**CHALLENGE:** Look at the data below and print exactly the lines from its first line through the line with "low_values = [6.7, 4.4, 3.7]"; the pictures stay out of the copy.

**DATA EXTRACT:**

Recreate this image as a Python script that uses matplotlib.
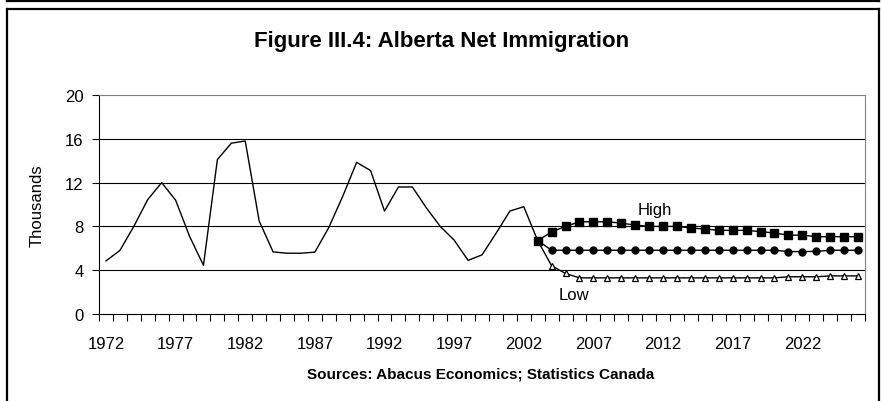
import matplotlib
matplotlib.use("Agg")
import matplotlib.pyplot as plt
from matplotlib.lines import Line2D

plt.rcParams['font.family'] = ['Liberation Sans', 'DejaVu Sans']

# ---- data (thousands) ----
hist_years = list(range(1972, 2004))
hist_values = [4.85, 5.8, 8.0, 10.45, 12.0, 10.4, 7.1, 4.45, 14.1, 15.6, 15.8,
               8.5, 5.67, 5.55, 5.55, 5.65, 7.9, 10.75, 13.85, 13.1, 9.4, 11.6,
               11.6, 9.7, 8.0, 6.75, 4.9, 5.4, 7.35, 9.4, 9.8, 6.7]

proj_years = list(range(2003, 2027))
high_values = [6.7, 7.5, 8.0, 8.42, 8.42, 8.42, 8.3, 8.12, 8.0, 8.0, 8.0, 7.85,
               7.76, 7.64, 7.64, 7.64, 7.52, 7.4, 7.2, 7.2, 7.06, 7.06, 7.06, 7.06]
mid_values = [6.7] + [5.82] * 17 + [5.7, 5.7, 5.72, 5.82, 5.82, 5.82]
low_values = [6.7, 4.4, 3.7] + [3.3] * 15 + [3.4, 3.4, 3.4, 3.48, 3.48, 3.48]

yticks = [0, 4, 8, 12, 16, 20]
label_years = list(range(1972, 2027, 5))

fig = plt.figure(figsize=(8.81, 4.02), dpi=100)
ax = fig.add_axes([99 / 881, 1 - 315 / 402, (865 - 99) / 881, (315 - 96) / 402])

for g in [4, 8, 12, 16]:
    ax.axhline(g, color='black', lw=0.8, zorder=1)

ax.plot(hist_years, hist_values, color='black', lw=1.0, zorder=3)
ax.plot(proj_years, low_values, color='black', lw=1.0, marker='^', ms=5,
        mfc='white', mec='black', mew=0.9, zorder=4)
ax.plot(proj_years, mid_values, color='black', lw=1.0, marker='o', ms=5,
        mfc='black', mec='black', zorder=5)
ax.plot(proj_years, high_values, color='black', lw=1.0, marker='s', ms=5.5,
        mfc='black', mec='black', zorder=6)

ax.set_xlim(1971.5, 2026.5)
ax.set_ylim(0, 20)
ax.set_yticks(yticks)
ax.set_yticklabels([str(v) for v in yticks], fontsize=12)
ax.tick_params(axis='y', direction='out', length=5, width=0.8, pad=6)

# minor ticks between categories, labels at every 5th category
ax.set_xticks([y - 0.5 for y in range(1972, 2028)], minor=True)
ax.set_xticks(label_years)
ax.set_xticklabels([str(v) for v in label_years], fontsize=12)
ax.tick_params(axis='x', which='major', length=0, pad=16)
ax.tick_params(axis='x', which='minor', direction='out', length=5, width=0.8)

for s in ['top', 'right']:
    ax.spines[s].set_color('#808080')
    ax.spines[s].set_linewidth(0.8)
for s in ['left', 'bottom']:
    ax.spines[s].set_color('black')
    ax.spines[s].set_linewidth(0.8)

ax.text(2011.4, 9.13, 'High', ha='center', va='baseline', fontsize=12)
ax.text(2005.6, 1.37, 'Low', ha='center', va='baseline', fontsize=12)

fig.text(442 / 881, 1 - 47 / 402, 'Figure III.4: Alberta Net Immigration',
         ha='center', va='baseline', fontsize=16, fontweight='bold')
fig.text(481 / 881, 1 - 379 / 402, 'Sources: Abacus Economics; Statistics Canada',
         ha='center', va='baseline', fontsize=11, fontweight='bold')
fig.text(37 / 881, 1 - 206 / 402, 'Thousands', rotation=90,
         ha='center', va='center', fontsize=12)

# chart frames
W, H = 881, 402
def fl(x0, y0, x1, y1, lw=1.6):
    fig.add_artist(Line2D([x0 / W, x1 / W], [1 - y0 / H, 1 - y1 / H],
                          color='black', lw=lw, transform=fig.transFigure))
fl(7, 1.5, 879, 1.5)
fl(7, 0, 7, 1.5)
fl(879, 0, 879, 1.5)
fl(7, 9.5, 879, 9.5)
fl(7, 9.5, 7, 402)
fl(879, 9.5, 879, 402)

fig.savefig('out.png', dpi=100)
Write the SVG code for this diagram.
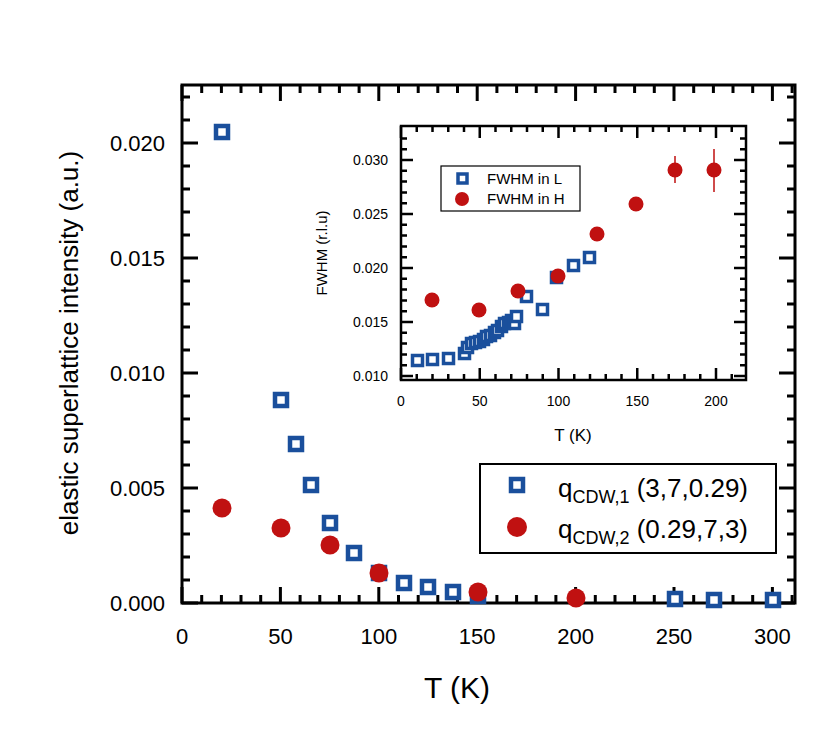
<svg xmlns="http://www.w3.org/2000/svg" width="830" height="738" viewBox="0 0 830 738">
<style>
text{font-family:"Liberation Sans",Arial,sans-serif;fill:#000}
.ax{fill:none;stroke:#000;stroke-width:3}
.tk{stroke:#000;stroke-width:3}
.itk{stroke:#000;stroke-width:2.5}
.sq{fill:#fff;stroke:#1a4f9c;stroke-width:4.5}
.isq{fill:#fff;stroke:#1a4f9c;stroke-width:3.5}
.ci{fill:#c01111}
.eb{stroke:#c01111;stroke-width:1.5}
.big{font-size:22px}
.sm{font-size:14px}
</style>
<rect width="830" height="738" fill="#fff"/>
<g id="main-axes">
<rect class="ax" x="182" y="85" width="613" height="518"/>
<g class="tk" id="main-ticks">
<path d="M182,603v-16M280.4,603v-16M378.8,603v-16M477.2,603v-16M575.6,603v-16M674,603v-16M772.4,603v-16M182,85v16M280.4,85v16M378.8,85v16M477.2,85v16M575.6,85v16M674,85v16M772.4,85v16"/>
<path d="M201.7,603v-8M221.4,603v-8M241,603v-8M260.7,603v-8M300.1,603v-8M319.8,603v-8M339.4,603v-8M359.1,603v-8M398.5,603v-8M418.2,603v-8M437.8,603v-8M457.5,603v-8M496.9,603v-8M516.6,603v-8M536.2,603v-8M555.9,603v-8M595.3,603v-8M615,603v-8M634.6,603v-8M654.3,603v-8M693.7,603v-8M713.4,603v-8M733,603v-8M752.7,603v-8M792.1,603v-8M201.7,85v8M221.4,85v8M241,85v8M260.7,85v8M300.1,85v8M319.8,85v8M339.4,85v8M359.1,85v8M398.5,85v8M418.2,85v8M437.8,85v8M457.5,85v8M496.9,85v8M516.6,85v8M536.2,85v8M555.9,85v8M595.3,85v8M615,85v8M634.6,85v8M654.3,85v8M693.7,85v8M713.4,85v8M733,85v8M752.7,85v8M792.1,85v8"/>
<path d="M182,603h16M182,488h16M182,373h16M182,258h16M182,143h16M795,603h-16M795,488h-16M795,373h-16M795,258h-16M795,143h-16"/>
<path d="M182,580h8M182,557h8M182,534h8M182,511h8M182,465h8M182,442h8M182,419h8M182,396h8M182,350h8M182,327h8M182,304h8M182,281h8M182,235h8M182,212h8M182,189h8M182,166h8M182,120h8M182,97h8M795,580h-8M795,557h-8M795,534h-8M795,511h-8M795,465h-8M795,442h-8M795,419h-8M795,396h-8M795,350h-8M795,327h-8M795,304h-8M795,281h-8M795,235h-8M795,212h-8M795,189h-8M795,166h-8M795,120h-8M795,97h-8"/>
</g>
<g class="big" text-anchor="middle">
<text x="182" y="644">0</text><text x="280.4" y="644">50</text><text x="378.8" y="644">100</text><text x="477.2" y="644">150</text><text x="575.6" y="644">200</text><text x="674" y="644">250</text><text x="772.4" y="644">300</text>
</g>
<g class="big" text-anchor="end">
<text x="165" y="611">0.000</text><text x="165" y="496">0.005</text><text x="165" y="381">0.010</text><text x="165" y="266">0.015</text><text x="165" y="151">0.020</text>
</g>
<text x="457" y="698" text-anchor="middle" font-size="30">T (K)</text>
<text transform="translate(78,343) rotate(-90)" text-anchor="middle" font-size="26">elastic superlattice intensity (a.u.)</text>
</g>
<g id="main-data">
<g class="sq">
<rect x="216" y="126" width="12" height="12"/><rect x="275" y="394" width="12" height="12"/><rect x="290" y="438" width="12" height="12"/><rect x="305" y="479" width="12" height="12"/><rect x="324" y="517" width="12" height="12"/><rect x="348" y="547" width="12" height="12"/><rect x="373" y="567" width="12" height="12"/><rect x="398" y="577" width="12" height="12"/><rect x="422" y="581" width="12" height="12"/><rect x="447" y="586" width="12" height="12"/><rect x="472" y="590" width="12" height="12"/><rect x="669" y="593" width="12" height="12"/><rect x="708" y="594" width="12" height="12"/><rect x="767" y="594" width="12" height="12"/>
</g>
<g class="ci">
<circle cx="222" cy="508" r="9.5"/><circle cx="281" cy="528" r="9.5"/><circle cx="330" cy="545" r="9.5"/><circle cx="379" cy="573" r="9.5"/><circle cx="478" cy="592" r="9.5"/><circle cx="576" cy="598" r="9.5"/>
</g>
</g>
<g id="main-legend">
<rect x="480" y="464" width="296" height="89" fill="#fff" stroke="#000" stroke-width="2"/>
<rect class="sq" x="511" y="479" width="12" height="12"/>
<circle class="ci" cx="517" cy="527" r="10"/>
<text x="558" y="497" font-size="26">q<tspan font-size="18" dy="6">CDW,1</tspan><tspan dy="-6"> (3,7,0.29)</tspan></text>
<text x="558" y="538" font-size="26">q<tspan font-size="18" dy="6">CDW,2</tspan><tspan dy="-6"> (0.29,7,3)</tspan></text>
</g>
<g id="inset">
<rect x="401" y="126" width="345" height="254" fill="#fff" stroke="#000" stroke-width="2.5"/>
<g class="itk">
<path d="M401,380v-12M479.75,380v-12M558.5,380v-12M637.25,380v-12M716,380v-12M401,126v12M479.75,126v12M558.5,126v12M637.25,126v12M716,126v12"/>
<path d="M416.75,380v-6M432.5,380v-6M448.25,380v-6M464,380v-6M495.5,380v-6M511.25,380v-6M527,380v-6M542.75,380v-6M574.25,380v-6M590,380v-6M605.75,380v-6M621.5,380v-6M653,380v-6M668.75,380v-6M684.5,380v-6M700.25,380v-6M731.75,380v-6M416.75,126v6M432.5,126v6M448.25,126v6M464,126v6M495.5,126v6M511.25,126v6M527,126v6M542.75,126v6M574.25,126v6M590,126v6M605.75,126v6M621.5,126v6M653,126v6M668.75,126v6M684.5,126v6M700.25,126v6M731.75,126v6"/>
<path d="M401,376h12M401,322h12M401,268h12M401,214h12M401,160h12M746,376h-12M746,322h-12M746,268h-12M746,214h-12M746,160h-12"/>
<path d="M401,365.2h6M401,354.4h6M401,343.6h6M401,332.8h6M401,311.2h6M401,300.4h6M401,289.6h6M401,278.8h6M401,257.2h6M401,246.4h6M401,235.6h6M401,224.8h6M401,203.2h6M401,192.4h6M401,181.6h6M401,170.8h6M401,149.2h6M401,138.4h6M746,365.2h-6M746,354.4h-6M746,343.6h-6M746,332.8h-6M746,311.2h-6M746,300.4h-6M746,289.6h-6M746,278.8h-6M746,257.2h-6M746,246.4h-6M746,235.6h-6M746,224.8h-6M746,203.2h-6M746,192.4h-6M746,181.6h-6M746,170.8h-6M746,149.2h-6M746,138.4h-6"/>
</g>
<g class="sm" text-anchor="middle">
<text x="401" y="406">0</text><text x="479.75" y="406">50</text><text x="558.5" y="406">100</text><text x="637.25" y="406">150</text><text x="716" y="406">200</text>
</g>
<g class="sm" text-anchor="end">
<text x="388" y="381">0.010</text><text x="388" y="327">0.015</text><text x="388" y="273">0.020</text><text x="388" y="219">0.025</text><text x="388" y="165">0.030</text>
</g>
<text x="573" y="441" text-anchor="middle" font-size="17">T (K)</text>
<text transform="translate(327,253) rotate(-90)" text-anchor="middle" font-size="15">FWHM (r.l.u)</text>
<g class="isq">
<rect x="412.5" y="355.5" width="10" height="10"/><rect x="427.5" y="354.5" width="10" height="10"/><rect x="443.5" y="353.5" width="10" height="10"/><rect x="459.5" y="348.5" width="10" height="10"/><rect x="462.5" y="342.5" width="10" height="10"/><rect x="466.5" y="338.5" width="10" height="10"/><rect x="470.5" y="337.5" width="10" height="10"/><rect x="474.5" y="336.5" width="10" height="10"/><rect x="478.5" y="334.5" width="10" height="10"/><rect x="481.5" y="331.5" width="10" height="10"/><rect x="485.5" y="330.5" width="10" height="10"/><rect x="489.5" y="327.5" width="10" height="10"/><rect x="492.5" y="325.5" width="10" height="10"/><rect x="496.5" y="321.5" width="10" height="10"/><rect x="499.5" y="318.5" width="10" height="10"/><rect x="503.5" y="317.5" width="10" height="10"/><rect x="506.5" y="315.5" width="10" height="10"/><rect x="509.5" y="318.5" width="10" height="10"/><rect x="511.5" y="311.5" width="10" height="10"/><rect x="521.5" y="291.5" width="10" height="10"/><rect x="537.5" y="304.5" width="10" height="10"/><rect x="551.5" y="272.5" width="10" height="10"/><rect x="568.5" y="260.5" width="10" height="10"/><rect x="584.5" y="252.5" width="10" height="10"/>
</g>
<g class="eb"><path d="M675,156v27M714,149v43M636,198v12M597,229v10"/></g>
<g class="ci">
<circle cx="432" cy="300" r="7.5"/><circle cx="479" cy="310" r="7.5"/><circle cx="518" cy="291" r="7.5"/><circle cx="558" cy="276" r="7.5"/><circle cx="597" cy="234" r="7.5"/><circle cx="636" cy="204" r="7.5"/><circle cx="675" cy="170" r="7.5"/><circle cx="714" cy="170" r="7.5"/>
</g>
<g id="inset-legend">
<rect x="441" y="166" width="139" height="45" fill="#fff" stroke="#000" stroke-width="1.2"/>
<rect class="isq" x="458" y="174" width="9" height="9"/>
<circle class="ci" cx="462" cy="199" r="7"/>
<text x="487" y="184" font-size="15">FWHM in L</text>
<text x="487" y="204" font-size="15">FWHM in H</text>
</g>
</g>
</svg>
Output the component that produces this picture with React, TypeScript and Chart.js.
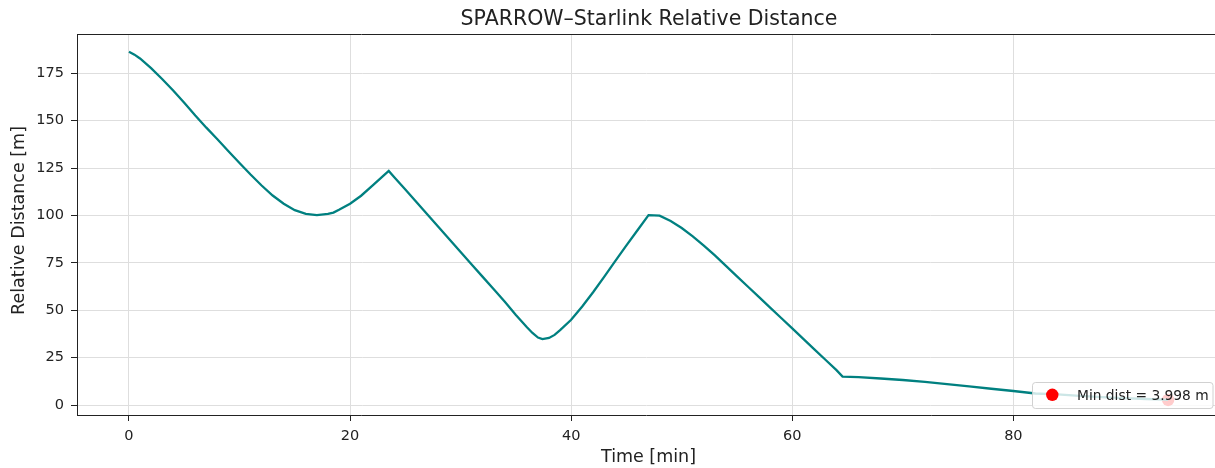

**RESPONSE:**
Recreate this image as a Python script that uses matplotlib.
import matplotlib
matplotlib.use("Agg")
import matplotlib.pyplot as plt
from matplotlib.lines import Line2D

plt.rcParams['font.family'] = ['Liberation Sans', 'DejaVu Sans']

# ---- data (thousands) ----
hist_years = list(range(1972, 2004))
hist_values = [4.85, 5.8, 8.0, 10.45, 12.0, 10.4, 7.1, 4.45, 14.1, 15.6, 15.8,
               8.5, 5.67, 5.55, 5.55, 5.65, 7.9, 10.75, 13.85, 13.1, 9.4, 11.6,
               11.6, 9.7, 8.0, 6.75, 4.9, 5.4, 7.35, 9.4, 9.8, 6.7]

proj_years = list(range(2003, 2027))
high_values = [6.7, 7.5, 8.0, 8.42, 8.42, 8.42, 8.3, 8.12, 8.0, 8.0, 8.0, 7.85,
               7.76, 7.64, 7.64, 7.64, 7.52, 7.4, 7.2, 7.2, 7.06, 7.06, 7.06, 7.06]
mid_values = [6.7] + [5.82] * 17 + [5.7, 5.7, 5.72, 5.82, 5.82, 5.82]
low_values = [6.7, 4.4, 3.7] + [3.3] * 15 + [3.4, 3.4, 3.4, 3.48, 3.48, 3.48]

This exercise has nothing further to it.